Last year might have been the cruelest cut. Washington was easily the best team in hockey. But with the postseason having been shifted back to a divisional-based format in 2014, the Capitals were forced to deal with the Pittsburgh Penguins in the second round and dropped the series in six games.
To add insult to injury…well, it was the Penguins. It marked the eighth time in nine tries that Pittsburgh has ousted Washington from the playoffs and the second in this recent run of good Capitals’ teams. What’s more, the Penguins lucked into it. The difference in that series was the emergence of goaltender Matt Murray as a bona fide star. He saved the Pens from the mediocrity that was Marc-Andre Fleury. And Murray only got the chance, because Fleury was injured. Without that injury, I believe the Capitals beat the Penguins and I further believe that was the series that decided the 2016 Stanley Cup.
There are some sports where having the dominant regular season just isn’t helpful. This isn’t the NBA, where the best team usually wins, or at least makes the Finals. The NHL is “Spring Madness”, a two-month long version of the chaos that the NCAA’s March Madness packs into three weeks. Being the top dog is a dangerous place.
That’s why, when the Capitals got off to a somewhat middling start this season, I saw them as being right where they needed to be. Braden Holtby, their outstanding goaltender, was still playing well, but the media attention was focused on Columbus and Pittsburgh in the divisional race. That’s why, if Washington fans feel a little leery of this current winning stretch, I don’t blame them.
I’m not a Capitals fan—my loyalties lie with the Boston Bruins. But I am strongly sympathetic to the plight of the Washington faithful. I lived in that area for four years and believe the Caps fan base is one of the more underrated in all of sports. As a Redskins fan, I share NFL territory with them and hope they can experience the fun of hoisting the Cup.
There’s a lot of precedent for a team with a long history of playoff frustration winning it when it’s something less than their best year. The Penguins of last year are a perfect example.

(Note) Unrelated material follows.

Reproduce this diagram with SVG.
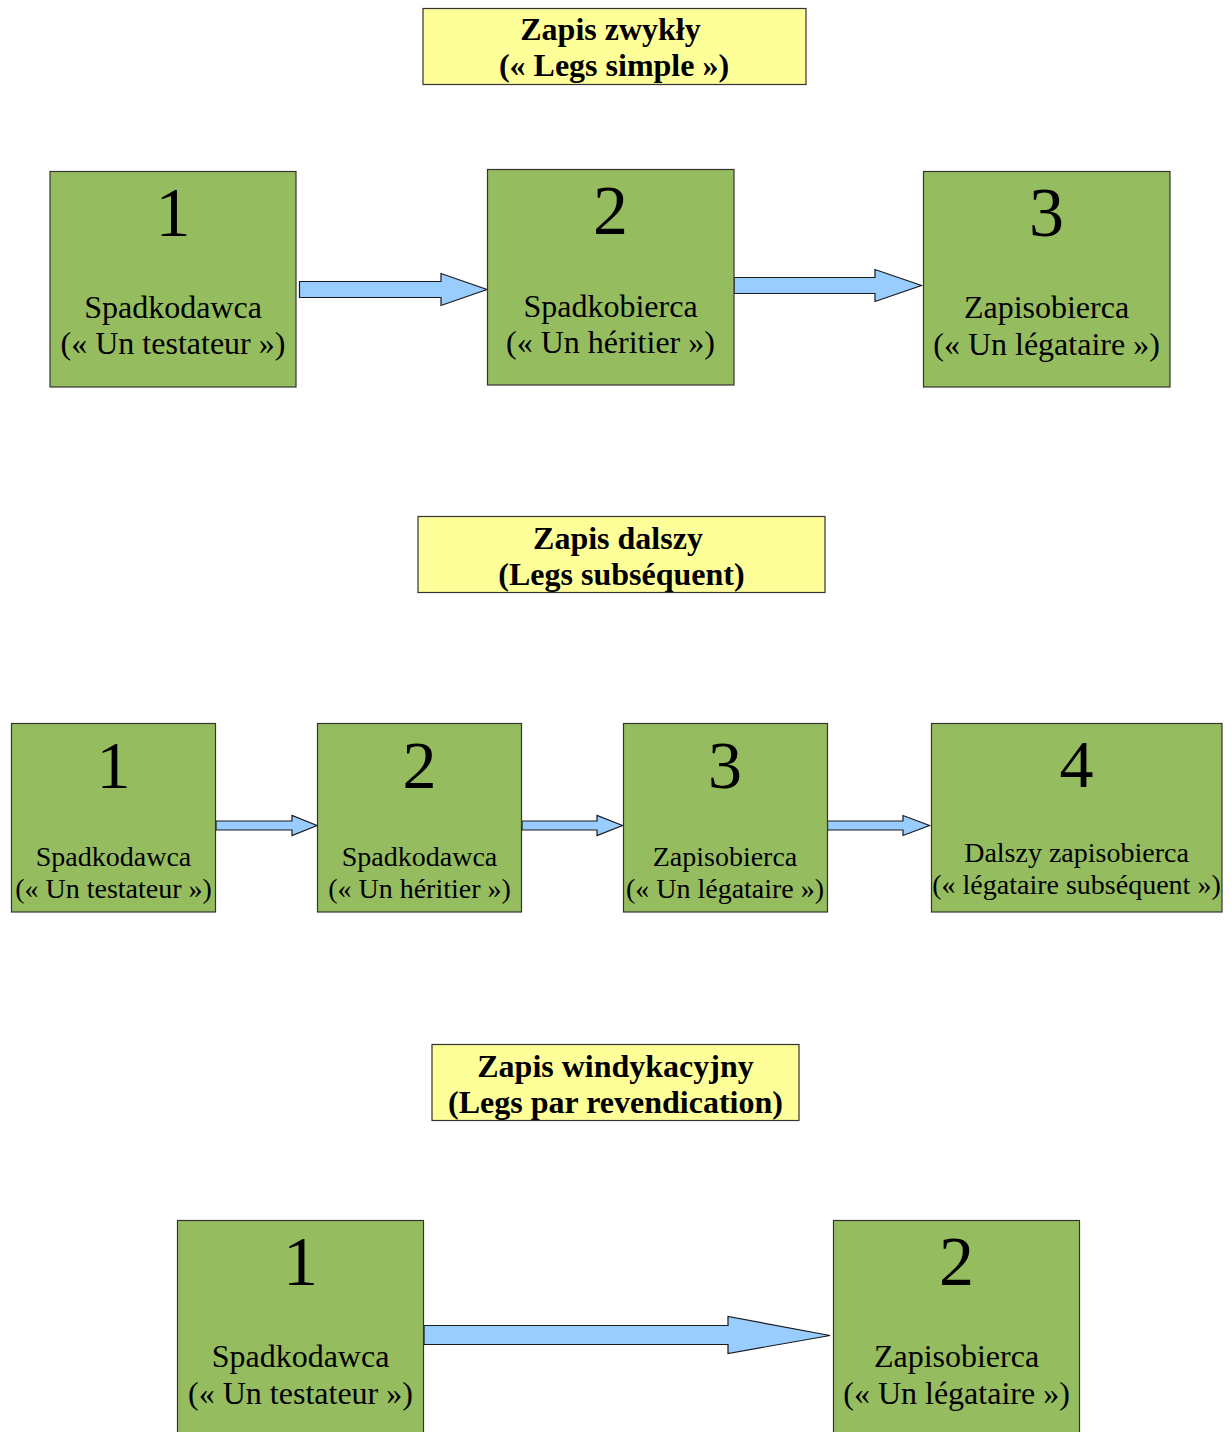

Another one is the Detroit Red Wings of 1997-98, who won it out of the 3-seed after being eliminated as the league’s best from 1994-96.
Washington can comfortably slide back into third place and fit that criteria perfectly. And in an age where the city of Cleveland has won a championship and the Chicago Cubs have won a World Series, can the Capitals make it three? I’m not ready to bet against them.